I hereby declare this thread officially closed. Too personal. Comments of substance have vanished. I want to maintain the semblance of outward love in my family.
is dad trying to take over my web log and officially declare my threads closed? hmmm...sounds like censorship. but he does make a good observations: all comments of substance ended as soon as paul jumped in with his anti-obama tactics. however, we are still waiting for libby's two bits.
stevie: i'll close you down if you're not careful...

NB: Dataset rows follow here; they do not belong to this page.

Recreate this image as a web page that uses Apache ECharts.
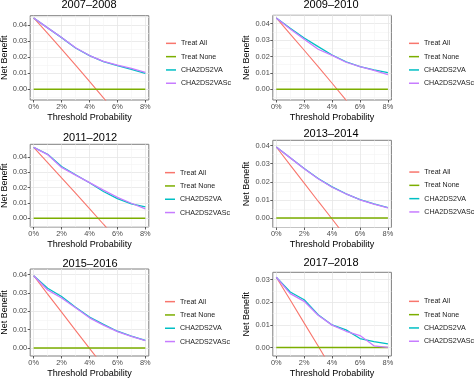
<!DOCTYPE html>
<html><head><meta charset="utf-8">
<script src="https://cdn.jsdelivr.net/npm/echarts@6/dist/echarts.min.js"></script>
<style>html,body{margin:0;padding:0;background:#fff}#c{width:474px;height:380px}</style>
</head><body><div id="c"></div>
<script>
// ---------- data ----------
const thresholds = [0, 1, 2, 3, 4, 5, 6, 7, 8];           // threshold probability, %
const periods = ['2007–2008', '2009–2010', '2011–2012', '2013–2014', '2015–2016', '2017–2018'];
const seriesNames = ['Treat All', 'Treat None', 'CHA2DS2VA', 'CHA2DS2VASc'];
const xTickValues = [0, 2, 4, 6, 8];
const yTickValuesA = [0, 0.01, 0.02, 0.03, 0.04];
const yTickValuesB = [0, 0.01, 0.02, 0.03];

const treatNone = [0, 0, 0, 0, 0, 0, 0, 0, 0];

const treatAll_2007_2008 = [0.0446, 0.0350, 0.0251, 0.0151, 0.0049, -0.0054, -0.0160];
const va_2007_2008       = [0.0446, 0.0384, 0.0323, 0.0258, 0.0210, 0.0173, 0.0148, 0.0125, 0.0100];
const vasc_2007_2008     = [0.0446, 0.0384, 0.0324, 0.0260, 0.0211, 0.0174, 0.0151, 0.0130, 0.0105];

const treatAll_2009_2010 = [0.0435, 0.0336, 0.0238, 0.0138, 0.0037, -0.0066, -0.0170];
const va_2009_2010       = [0.0435, 0.0372, 0.0313, 0.0260, 0.0209, 0.0168, 0.0139, 0.0118, 0.0102];
const vasc_2009_2010     = [0.0435, 0.0368, 0.0305, 0.0244, 0.0207, 0.0165, 0.0138, 0.0115, 0.0090];

const treatAll_2011_2012 = [0.0463, 0.0363, 0.0263, 0.0164, 0.0063, -0.0039, -0.0140];
const va_2011_2012       = [0.0463, 0.0418, 0.0338, 0.0284, 0.0232, 0.0175, 0.0128, 0.0094, 0.0075];
const vasc_2011_2012     = [0.0463, 0.0416, 0.0332, 0.0282, 0.0233, 0.0184, 0.0137, 0.0098, 0.0062];

const treatAll_2013_2014 = [0.0392, 0.0292, 0.0193, 0.0093, -0.0005, -0.0105];
const va_2013_2014       = [0.0392, 0.0333, 0.0273, 0.0218, 0.0172, 0.0134, 0.0102, 0.0078, 0.0057];
const vasc_2013_2014     = [0.0392, 0.0332, 0.0272, 0.0217, 0.0170, 0.0133, 0.0101, 0.0077, 0.0056];

const treatAll_2015_2016 = [0.0393, 0.0293, 0.0195, 0.0096, -0.0002, -0.0100];
const va_2015_2016       = [0.0393, 0.0325, 0.0280, 0.0222, 0.0168, 0.0128, 0.0091, 0.0064, 0.0041];
const vasc_2015_2016     = [0.0393, 0.0316, 0.0272, 0.0219, 0.0164, 0.0124, 0.0089, 0.0063, 0.0040];

const treatAll_2017_2018 = [0.0310, 0.0210, 0.0108, 0.0007, -0.0096];
const va_2017_2018       = [0.0310, 0.0245, 0.0211, 0.0145, 0.0100, 0.0078, 0.0040, 0.0026, 0.0016];
const vasc_2017_2018     = [0.0310, 0.0238, 0.0204, 0.0143, 0.0099, 0.0072, 0.0053, 0.0008, 0.0001];

const panelData = [
  [treatAll_2007_2008, treatNone, va_2007_2008, vasc_2007_2008],
  [treatAll_2009_2010, treatNone, va_2009_2010, vasc_2009_2010],
  [treatAll_2011_2012, treatNone, va_2011_2012, vasc_2011_2012],
  [treatAll_2013_2014, treatNone, va_2013_2014, vasc_2013_2014],
  [treatAll_2015_2016, treatNone, va_2015_2016, vasc_2015_2016],
  [treatAll_2017_2018, treatNone, va_2017_2018, vasc_2017_2018]
];
const yTicksPerPanel = [yTickValuesA, yTickValuesA, yTickValuesA, yTickValuesA, yTickValuesA, yTickValuesB];

// ---------- layout / style ----------
const FONT = '"Liberation Sans", Arial, Helvetica, sans-serif';
const colors = ['#F8766D', '#7CAE00', '#00BFC4', '#C77CFF'];
const lineWidths = [1.1, 1.5, 1.3, 1.3];
const gridLeft   = [30.2, 272.8, 30.2, 272.8, 30.2, 272.8];
const gridTop    = [15.7, 15.3, 144.3, 140.3, 269, 272.3];
const gridHeight = [84.3, 84.7, 82.7, 87.2, 87, 83.7];
const gridWidth  = 118.6;
const yMin = [-0.0067, -0.0065, -0.0057, -0.0052, -0.0044, -0.0037];
const yMax = [0.0460, 0.0451, 0.0483, 0.0429, 0.0430, 0.0332];
const titleX = [89, 331, 90, 331, 90, 331];
const titleY = [5, 5, 138, 134, 263.5, 263];
const legendLeft = [166, 409, 165, 409.3, 165, 409];
const legendTop  = [36.7, 36.7, 166, 165.4, 295, 294.7];

const option = {
  animation: false,
  backgroundColor: '#ffffff',
  textStyle: { fontFamily: FONT },
  title: [], legend: [], grid: [], xAxis: [], yAxis: [], series: []
};

periods.forEach((p, i) => {
  option.title.push({
    text: p, left: titleX[i], top: titleY[i] - 6.5, textAlign: 'center', padding: 0,
    textStyle: { fontFamily: FONT, fontSize: 11, fontWeight: 'normal', color: '#000', lineHeight: 13 }
  });
  option.legend.push({
    orient: 'vertical', left: legendLeft[i], top: legendTop[i], padding: 0,
    itemGap: 0, itemWidth: 10, itemHeight: 1.5, icon: 'rect',
    selectedMode: false,
    textStyle: { fontFamily: FONT, fontSize: 7.1, color: '#1a1a1a', lineHeight: 13.3 },
    data: seriesNames
  });
  option.grid.push({
    left: gridLeft[i], top: gridTop[i], width: gridWidth, height: gridHeight[i],
    containLabel: false, outerBoundsMode: 'none',
    show: true, borderColor: '#7f7f7f', borderWidth: 1, backgroundColor: '#fff'
  });
  option.xAxis.push({
    type: 'value', gridIndex: i, min: -0.25, max: 8.25, minInterval: 2, maxInterval: 2,
    name: 'Threshold Probability', nameLocation: 'middle', nameGap: 13,
    nameTextStyle: { fontFamily: FONT, fontSize: 9, color: '#000' },
    axisLine: { show: false, onZero: false },
    axisTick: { show: true, length: 2.5, lineStyle: { color: '#333', width: 0.8 }, customValues: xTickValues },
    axisLabel: { fontFamily: FONT, fontSize: 7.4, color: '#4d4d4d', margin: 3, customValues: xTickValues,
      formatter: v => (Math.abs(v - Math.round(v)) < 1e-9 && Math.round(v) % 2 === 0) ? Math.round(v) + '%' : '' },
    splitLine: { show: true, lineStyle: { color: '#e6e6e6', width: 0.8 } },
    minorTick: { show: false, splitNumber: 2 },
    minorSplitLine: { show: true, lineStyle: { color: '#f3f3f3', width: 0.6 } }
  });
  option.yAxis.push({
    type: 'value', gridIndex: i, min: yMin[i], max: yMax[i], minInterval: 0.01, maxInterval: 0.01,
    name: 'Net Benefit', nameLocation: 'middle', nameRotate: 90, nameGap: 21.5,
    nameTextStyle: { fontFamily: FONT, fontSize: 9, color: '#000' },
    axisLine: { show: false, onZero: false },
    axisTick: { show: true, length: 2.5, lineStyle: { color: '#333', width: 0.8 }, customValues: yTicksPerPanel[i] },
    axisLabel: { fontFamily: FONT, fontSize: 7.4, color: '#4d4d4d', margin: 3, customValues: yTicksPerPanel[i],
      formatter: v => (Math.abs(v * 100 - Math.round(v * 100)) < 1e-6) ? v.toFixed(2) : '' },
    splitLine: { show: true, lineStyle: { color: '#e6e6e6', width: 0.8 } },
    minorTick: { show: false, splitNumber: 2 },
    minorSplitLine: { show: true, lineStyle: { color: '#f3f3f3', width: 0.6 } }
  });
  panelData[i].forEach((arr, k) => {
    option.series.push({
      name: seriesNames[k], type: 'line', xAxisIndex: i, yAxisIndex: i,
      data: arr.map((v, j) => [thresholds[j], v]),
      showSymbol: false, symbol: 'none', clip: true, smooth: false,
      lineStyle: { color: colors[k], width: lineWidths[k] },
      itemStyle: { color: colors[k] },
      emphasis: { disabled: true }
    });
  });
});

const chart = echarts.init(document.getElementById('c'), null, { renderer: 'canvas' });
chart.setOption(option);
</script>
</body></html>
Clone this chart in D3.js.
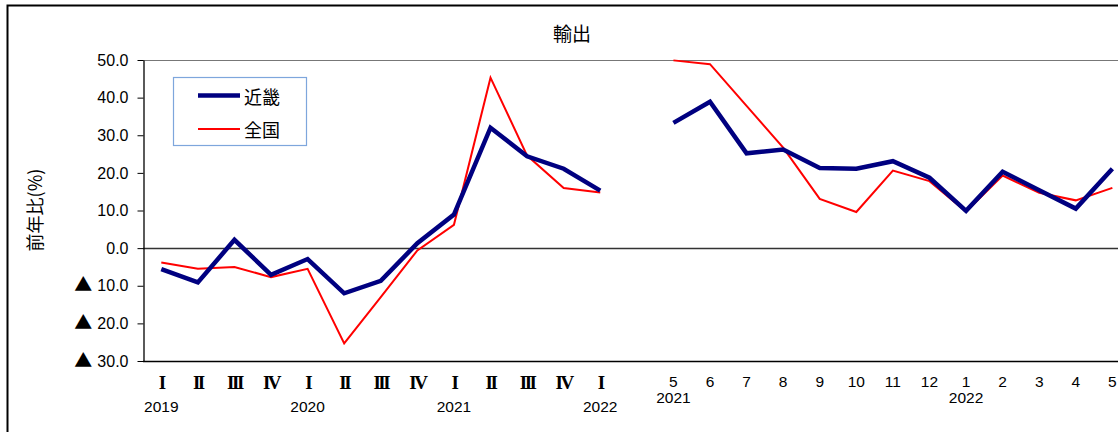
<!DOCTYPE html>
<html><head><meta charset="utf-8">
<script src="https://cdn.jsdelivr.net/npm/d3@7"></script>
<style>
html,body{margin:0;padding:0;background:#fff;overflow:hidden}
text{fill:#000}
</style></head>
<body>
<svg id="c" width="1118" height="432"></svg>
<script>
// ---- data ----
const xLabels = ['Ⅰ','Ⅱ','Ⅲ','Ⅳ','Ⅰ','Ⅱ','Ⅲ','Ⅳ','Ⅰ','Ⅱ','Ⅲ','Ⅳ','Ⅰ','','5','6','7','8','9','10','11','12','1','2','3','4','5'];
const yearLabels = ['2019','','','','2020','','','','2021','','','','2022','','2021','','','','','','','','2022','','','',''];
const kinki   = [-5.6,-9.1,2.2,-7.1,-2.9,-12.0,-8.7,1.3,8.9,32.0,24.4,21.1,15.3,null,33.3,38.9,25.2,26.2,21.3,21.1,23.1,18.7,9.9,20.3,15.4,10.5,21.1];
const zenkoku = [-3.8,-5.5,-5.0,-7.7,-5.5,-25.3,-13.0,-0.6,6.2,45.3,24.6,16.0,14.8,null,49.9,48.9,37.8,26.7,13.1,9.6,20.6,17.8,9.7,19.3,14.7,12.7,16.0];
const yTicks = [50,40,30,20,10,0,-10,-20,-30];
const seriesNames = ['近畿','全国'];
const chartTitle = '輸出';
const yTitle = '前年比(%)';

// ---- layout ----
const W = 1118, H = 432;
const pLeft = 143, pTop = 60, pBottom = 361, step = 36.58;
const svg = d3.select('#c');
const jp = '"Noto Sans CJK JP", sans-serif';
const num = '"Liberation Sans", Arial, sans-serif';

// outer frame
svg.append('path').attr('d', `M7.5,${H} V5.5 H${W}`).attr('fill','none').attr('stroke','#000').attr('stroke-width',2);

const x = d3.scaleBand().domain(d3.range(xLabels.length)).range([pLeft, pLeft + step*xLabels.length]);
const cx = i => x(i) + x.bandwidth()/2;
const y = d3.scaleLinear().domain([-30,50]).range([pBottom, pTop]);

// top border of plot
svg.append('line').attr('x1',pLeft).attr('x2',W).attr('y1',pTop+0.5).attr('y2',pTop+0.5).attr('stroke','#777').attr('stroke-width',1.2);
// zero line
svg.append('line').attr('x1',pLeft).attr('x2',W).attr('y1',Math.round(y(0))+0.5).attr('y2',Math.round(y(0))+0.5).attr('stroke','#333').attr('stroke-width',1.3);

// y axis
const ya = svg.append('g').attr('transform',`translate(${pLeft+0.5},0)`)
  .call(d3.axisLeft(y).tickValues(yTicks).tickSize(6).tickSizeOuter(0).tickPadding(9).tickFormat(v=>Math.abs(v).toFixed(1)));
ya.select('.domain').attr('stroke','#000').attr('stroke-width',1.3);
ya.selectAll('.tick line').attr('stroke','#000');
ya.selectAll('.tick text').attr('font-family', num).attr('font-size',16).attr('fill','#000')
  .each(function(d){
    if (d < 0) {
      const t = d3.select(this); const s = Math.abs(d).toFixed(1);
      t.text('');
      t.append('tspan').attr('font-family',jp).attr('font-size',18).text('▲');
      t.append('tspan').attr('dx',5).text(s);
    }
  });

// x axis (bottom line)
const xa = svg.append('g').attr('transform',`translate(0,${pBottom+0.5})`)
  .call(d3.axisBottom(x).tickSize(0).tickFormat(''));
xa.select('.domain').attr('stroke','#000').attr('stroke-width',1.5).attr('d',`M${pLeft},0H${W}`);

// x labels
const roman = t => /[ⅠⅡⅢⅣ]/.test(t);
const romanMap = {'Ⅰ':'I','Ⅱ':'II','Ⅲ':'III','Ⅳ':'IV'};
svg.append('g').selectAll('text').data(xLabels).join('text')
  .attr('x',(d,i)=>cx(i)).attr('y',(d)=>roman(d)?388.5:387).attr('text-anchor','middle')
  .attr('font-family',d=>roman(d)?'"Liberation Serif", serif':num)
  .attr('font-weight',d=>roman(d)?'bold':'normal')
  .attr('letter-spacing',d=>roman(d)?-2.5:0)
  .attr('font-size',d=>roman(d)?19:15.5)
  .text(d=>roman(d)?romanMap[d]:d);
svg.append('g').selectAll('text').data(yearLabels).join('text')
  .attr('x',(d,i)=>cx(i)).attr('y',(d,i)=> i<13 ? 412 : 403).attr('text-anchor','middle')
  .attr('font-family',num).attr('font-size',15.5)
  .text(d=>d);

// lines
const line = d3.line().defined(d=>d!=null).x((d,i)=>cx(i)).y(d=>y(d));
svg.append('path').datum(zenkoku).attr('d',line).attr('fill','none').attr('stroke','#ff0000').attr('stroke-width',2).attr('stroke-linejoin','miter');
svg.append('path').datum(kinki).attr('d',line).attr('fill','none').attr('stroke','#000080').attr('stroke-width',4.5).attr('stroke-linejoin','miter');

// legend
const lg = svg.append('g');
lg.append('rect').attr('x',173.5).attr('y',77.5).attr('width',133).attr('height',68).attr('fill','#fff').attr('stroke','#7ea6dc').attr('stroke-width',1.2);
const legendItems = [{name:seriesNames[0], color:'#000080', w:4.5, yy:95.5},{name:seriesNames[1], color:'#ff0000', w:2, yy:129}];
legendItems.forEach(it=>{
  lg.append('line').attr('x1',198).attr('x2',240).attr('y1',it.yy).attr('y2',it.yy).attr('stroke',it.color).attr('stroke-width',it.w);
  lg.append('text').attr('x',244).attr('y',it.yy).attr('dominant-baseline','central').attr('font-family',jp).attr('font-size',18).text(it.name);
});

// titles
svg.append('text').attr('x',572).attr('y',32).attr('text-anchor','middle').attr('dominant-baseline','central').attr('font-family',jp).attr('font-size',19).text(chartTitle);
svg.append('text').attr('transform','translate(34,210) rotate(-90)').attr('text-anchor','middle').attr('dominant-baseline','central').attr('font-family',jp).attr('font-size',18).text(yTitle);
</script>
</body></html>
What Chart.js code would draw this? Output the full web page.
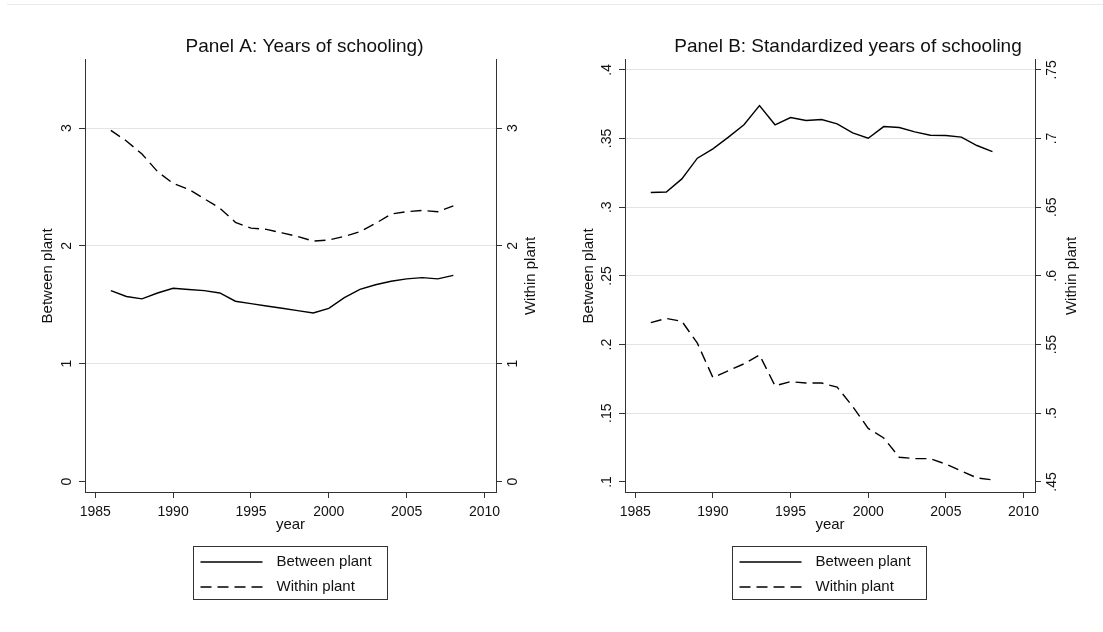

this being the 100th comment on this thread, i want to point out that each of you commenters has heeded b-rock's call to have a national dialogue on race. thank you very much for supporting 'the one.'
101 comments. good post stevey! i've missed the dominion. :)
i love that you love obama. are you one of those people who keeps fainting at his rallies? (i'm developing a little crush myself!)i agree he gave a great speech.
thank you for never using the word "posit" again. and i'm pleased that the word "snarky" continues to get some play.
peace.
dee dee, so good to have you back at the dominion. congrats on your looming nuptials. we miss you in the nyc.